Así que El monstruo de Hawkline es la clase de libro en el que su criatura se convierte en un puñado de diamantes y lo que hasta ese momento era un paragüero de pata de elefante resulta ser el desaparecido padre de las hermanas. Un western en el que no se dispara ni una bala, en el que realmente suceden pocas cosas y todo, personajes y trama, parece bañado en una atmósfera despreocupada. Sin necesidad de justificación, de moral o de reglas escritas, como si Brautigan fuese la clase de músico que sopla por su instrumento sin importarle qué melodía sonará esta vez. Auténtica contra de la cultura que hallaba en la parodia del western un arma para no crecer, para no asumir su estatus de escritor, su implicación y otras tantas tonterías. Una obra para ser feliz, para contar historias por el puro placer de contarlas, con la sonrisa bajo el bigote y las gafas mirando hacia la jungla multicolor a su alrededor. Una obra para no pensar, para no hacerse viejo, para sentirse vivo y creer en el placer del disparate; que todo y nada puede suceder, y qué más da si sucede o no. Ya se nos ocurrirá algo.

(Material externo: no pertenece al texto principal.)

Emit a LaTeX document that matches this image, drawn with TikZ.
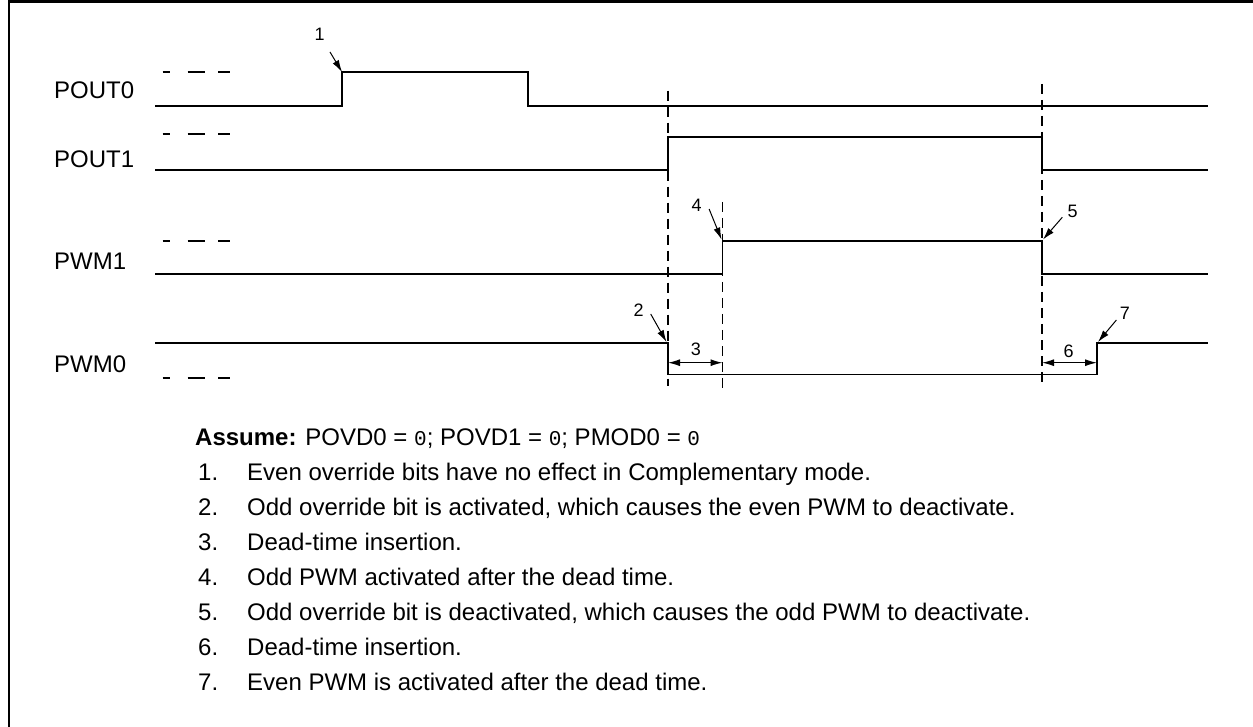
\documentclass[tikz,border=0pt]{standalone}
\usepackage{fontspec}
\setmainfont{Liberation Sans}
\newfontfamily\monofont{Liberation Mono}
\newcommand{\mzero}{{\monofont\fontsize{21}{24}\selectfont 0}}
\usetikzlibrary{arrows.meta}
\begin{document}
\begin{tikzpicture}[x=1pt,y=-1pt,
  sig/.style={line width=1.7pt, line join=miter},
  vguide/.style={line width=1.7pt, dash pattern=on 10pt off 6pt},
  lvl/.style={line width=1.7pt},
  lbl/.style={font=\fontsize{24}{28}\selectfont, anchor=west, inner sep=0pt},
  num/.style={font=\fontsize{18}{20}\selectfont, inner sep=0pt},
  callout/.style={line width=1pt, -{Latex[length=12pt,width=7pt]}},
  span/.style={line width=1.2pt, {Latex[length=12pt,width=7pt]}-{Latex[length=12pt,width=7pt]}},
  leg/.style={font=\fontsize{24}{28}\selectfont, anchor=base west, inner sep=0pt}]
\useasboundingbox (0,0) rectangle (1253,727);
% frame
\draw[line width=2.7pt] (9,727) -- (9,1.5) -- (1253,1.5);

% signal names
\node[lbl] (lp0) at (54,90.7) {POUT0};
\node[lbl] (lp1) at (54,159.5) {POUT1};
\node[lbl] (lw1) at (54,261.7) {PWM1};
\node[lbl] (lw0) at (54,364) {PWM0};

% level marks
\foreach \yy in {72,134,240.7,378}{
  \draw[lvl] (162.6,\yy) -- (170.3,\yy);
  \draw[lvl] (187.5,\yy) -- (204.7,\yy);
  \draw[lvl] (218,\yy) -- (229.6,\yy);
}

% guides
\draw[vguide] (668,90.7) -- (668,386);
\draw[vguide] (722.5,202) -- (722.5,389);
\draw[vguide] (1042,84) -- (1042,384);

% waveforms
\draw[sig] (155,106) -- (342,106) -- (342,72) -- (528,72) -- (528,106) -- (1208,106);
\draw[sig] (155,170) -- (668,170) -- (668,137.3) -- (1042,137.3) -- (1042,170) -- (1208,170);
\draw[sig] (155,274) -- (722.5,274) -- (722.5,240.7) -- (1042,240.7) -- (1042,274) -- (1208,274);
\draw[sig] (155,343) -- (668,343) -- (668,374.5) -- (1097,374.5) -- (1097,343) -- (1208,343);

% event corners
\coordinate (c1) at (342,72);
\coordinate (c2) at (666.5,342);
\coordinate (c4) at (721.5,239.5);
\coordinate (c5) at (1043,239.5);
\coordinate (c7) at (1098,342);
\coordinate (d3a) at (668,362.7);
\coordinate (d3b) at (722.5,362.7);
\coordinate (d6a) at (1042,362.7);
\coordinate (d6b) at (1097,362.7);

% callout numbers
\node[num] (n1) at (319.7,34.5) {1};
\node[num] (n2) at (638.7,310) {2};
\node[num] (n3) at (695.8,349) {3};
\node[num] (n4) at (696.6,205) {4};
\node[num] (n5) at (1072.7,211.7) {5};
\node[num] (n6) at (1068.5,351.7) {6};
\node[num] (n7) at (1124.8,313.3) {7};

\draw[callout] ([shift={(10.3,17.5)}]n1.center) -- (c1);
\draw[callout] ([shift={(12,4)}]n2.center) -- (c2);
\draw[callout] ([shift={(12.5,4)}]n4.center) -- (c4);
\draw[callout] ([shift={(-10.4,5.6)}]n5.center) -- (c5);
\draw[callout] ([shift={(-8.4,6.7)}]n7.center) -- (c7);
\draw[span] (d3a) -- (d3b);
\draw[span] (d6a) -- (d6b);

% legend
\node[leg] (assume) at (195,445) {\textbf{Assume:} POVD0 = \mzero; POVD1 = \mzero; PMOD0 = \mzero};
\foreach \i/\t in {1/{Even override bits have no effect in Complementary mode.},
                   2/{Odd override bit is activated, which causes the even PWM to deactivate.},
                   3/{Dead-time insertion.},
                   4/{Odd PWM activated after the dead time.},
                   5/{Odd override bit is deactivated, which causes the odd PWM to deactivate.},
                   6/{Dead-time insertion.},
                   7/{Even PWM is activated after the dead time.}}{
  \node[leg] (li\i) at (198,445+35*\i) {\i.};
  \node[leg] (lt\i) at (247,445+35*\i) {\t};
}
\end{tikzpicture}
\end{document}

Hay en la escritura de Brautigan una vindicación de cierta felicidad añorada; de esa alegría tonta a la que no necesitamos poner nombre, que basta con vivir cuando te secas la mejilla por la que caen gordos lagrimones o cuando agarras las costillas para intentar frenar el dolor de un ataque de risa. Esa especie de calma, de rara sensibilidad, que flota en las páginas de sus novelas, mientras sus personajes van de aquí para allá sin que parezca que se mueven. Entre paragüeros que son hombres, niñas que mueren para convertirse en adultas, forajidos que vomitan en un barco de regreso a San Francisco y grutas de hielo enterradas en mitad del desierto. No hay otra manera de entender ese arrebato vital que inunda las páginas de Brautigan como un mandamiento o como una llamada para encontrar tu lugar en el mundo. El suyo estaba en las nubes. Quizá el único lugar donde no era necesario crecer para poder tener una visión de las cosas.